*Information shown:*
· · · ·

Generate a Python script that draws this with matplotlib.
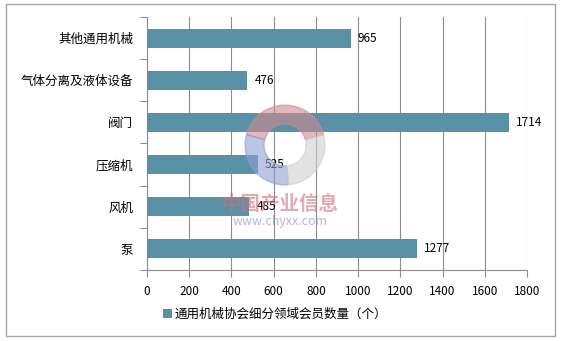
import matplotlib.pyplot as plt
from matplotlib.patches import Rectangle, Wedge

plt.rcParams['font.family'] = ['Noto Sans CJK SC', 'DejaVu Sans']

categories = ['其他通用机械', '气体分离及液体设备', '阀门', '压缩机', '风机', '泵']
values = [965, 476, 1714, 525, 485, 1277]
xticks = [0, 200, 400, 600, 800, 1000, 1200, 1400, 1600, 1800]
legend_label = '通用机械协会细分领域会员数量（个）'

bar_color = '#5b91a6'
grid_color = '#8c8c8c'

W, H = 566, 341
fig = plt.figure(figsize=(W/100, H/100), dpi=100)
ax = fig.add_axes([147/W, 1 - 270/H, (527 - 147)/W, (270 - 17)/H])

# outer frame
fig.patches.append(Rectangle((6/W, 5/H), 549/W, 332/H, transform=fig.transFigure,
                             fill=False, edgecolor='#a6a6a6', linewidth=1))

y = list(range(len(categories)))
ax.barh(y, values, height=0.45, color=bar_color, zorder=3, label=legend_label)
for yi, v in zip(y, values):
    ax.text(v + 33, yi, str(v), va='center', ha='left', fontsize=8.5, zorder=7)

ax.set_ylim(len(categories) - 0.5, -0.5)
ax.set_xlim(0, 1800)
ax.set_yticks([i - 0.5 for i in range(len(categories) + 1)])
ax.set_yticklabels([])
ax.set_yticks(y, minor=True)
ax.set_yticklabels(categories, minor=True, fontsize=9)
ax.tick_params(axis='y', which='minor', length=0, pad=10)
ax.tick_params(axis='y', which='major', length=5, color=grid_color)
ax.set_xticks(xticks)
ax.set_xticklabels([str(t) for t in xticks], fontsize=8.5)
ax.tick_params(axis='x', length=5, color=grid_color, pad=6)

ax.grid(axis='x', color=grid_color, linewidth=0.8, zorder=0)
for s in ['top', 'right']:
    ax.spines[s].set_visible(False)
for s in ['left', 'bottom']:
    ax.spines[s].set_color(grid_color)

# watermark logo
cx, cy, r = 285, 145, 42
wm = fig.add_axes([(cx - r)/W, 1 - (cy + r)/H, 2*r/W, 2*r/H], zorder=4)
wm.set_xlim(-1, 1)
wm.set_ylim(-1, 1)
wm.set_aspect('equal')
wm.axis('off')
wm.patch.set_alpha(0)
for th1, th2, col in [(15, 165, '#cf8a8f'), (165, 275, '#8f9fd2'), (275, 375, '#cfcfcf')]:
    wm.add_patch(Wedge((0, 0), 0.95, th1, th2, width=0.45, color=col, alpha=0.6))
fig.text(280/W, 1 - 204/H, '中国产业信息', fontsize=14, fontweight='bold', color='#d07078',
         alpha=0.6, ha='center', va='center', zorder=6)
fig.text(280/W, 1 - 222/H, 'www.chyxx.com', fontsize=9, color='#8c9cd0',
         alpha=0.7, ha='center', va='center', zorder=6)

ax.legend(loc='center', bbox_to_anchor=(275/W, 1 - 314/H), bbox_transform=fig.transFigure,
          frameon=False, fontsize=9, handlelength=0.7, handleheight=0.7, handletextpad=0.2)

fig.savefig('out.png', dpi=100)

· · · ·

*Instruction:*
Omit every picture, then reproduce the rest of the listing exactly.

*Result:*
Generate a Python script that draws this with matplotlib.
import matplotlib.pyplot as plt
from matplotlib.patches import Rectangle, Wedge

plt.rcParams['font.family'] = ['Noto Sans CJK SC', 'DejaVu Sans']

categories = ['其他通用机械', '气体分离及液体设备', '阀门', '压缩机', '风机', '泵']
values = [965, 476, 1714, 525, 485, 1277]
xticks = [0, 200, 400, 600, 800, 1000, 1200, 1400, 1600, 1800]
legend_label = '通用机械协会细分领域会员数量（个）'

bar_color = '#5b91a6'
grid_color = '#8c8c8c'

W, H = 566, 341
fig = plt.figure(figsize=(W/100, H/100), dpi=100)
ax = fig.add_axes([147/W, 1 - 270/H, (527 - 147)/W, (270 - 17)/H])

# outer frame
fig.patches.append(Rectangle((6/W, 5/H), 549/W, 332/H, transform=fig.transFigure,
                             fill=False, edgecolor='#a6a6a6', linewidth=1))

y = list(range(len(categories)))
ax.barh(y, values, height=0.45, color=bar_color, zorder=3, label=legend_label)
for yi, v in zip(y, values):
    ax.text(v + 33, yi, str(v), va='center', ha='left', fontsize=8.5, zorder=7)

ax.set_ylim(len(categories) - 0.5, -0.5)
ax.set_xlim(0, 1800)
ax.set_yticks([i - 0.5 for i in range(len(categories) + 1)])
ax.set_yticklabels([])
ax.set_yticks(y, minor=True)
ax.set_yticklabels(categories, minor=True, fontsize=9)
ax.tick_params(axis='y', which='minor', length=0, pad=10)
ax.tick_params(axis='y', which='major', length=5, color=grid_color)
ax.set_xticks(xticks)
ax.set_xticklabels([str(t) for t in xticks], fontsize=8.5)
ax.tick_params(axis='x', length=5, color=grid_color, pad=6)

ax.grid(axis='x', color=grid_color, linewidth=0.8, zorder=0)
for s in ['top', 'right']:
    ax.spines[s].set_visible(False)
for s in ['left', 'bottom']:
    ax.spines[s].set_color(grid_color)

# watermark logo
cx, cy, r = 285, 145, 42
wm = fig.add_axes([(cx - r)/W, 1 - (cy + r)/H, 2*r/W, 2*r/H], zorder=4)
wm.set_xlim(-1, 1)
wm.set_ylim(-1, 1)
wm.set_aspect('equal')
wm.axis('off')
wm.patch.set_alpha(0)
for th1, th2, col in [(15, 165, '#cf8a8f'), (165, 275, '#8f9fd2'), (275, 375, '#cfcfcf')]:
    wm.add_patch(Wedge((0, 0), 0.95, th1, th2, width=0.45, color=col, alpha=0.6))
fig.text(280/W, 1 - 204/H, '中国产业信息', fontsize=14, fontweight='bold', color='#d07078',
         alpha=0.6, ha='center', va='center', zorder=6)
fig.text(280/W, 1 - 222/H, 'www.chyxx.com', fontsize=9, color='#8c9cd0',
         alpha=0.7, ha='center', va='center', zorder=6)

ax.legend(loc='center', bbox_to_anchor=(275/W, 1 - 314/H), bbox_transform=fig.transFigure,
          frameon=False, fontsize=9, handlelength=0.7, handleheight=0.7, handletextpad=0.2)

fig.savefig('out.png', dpi=100)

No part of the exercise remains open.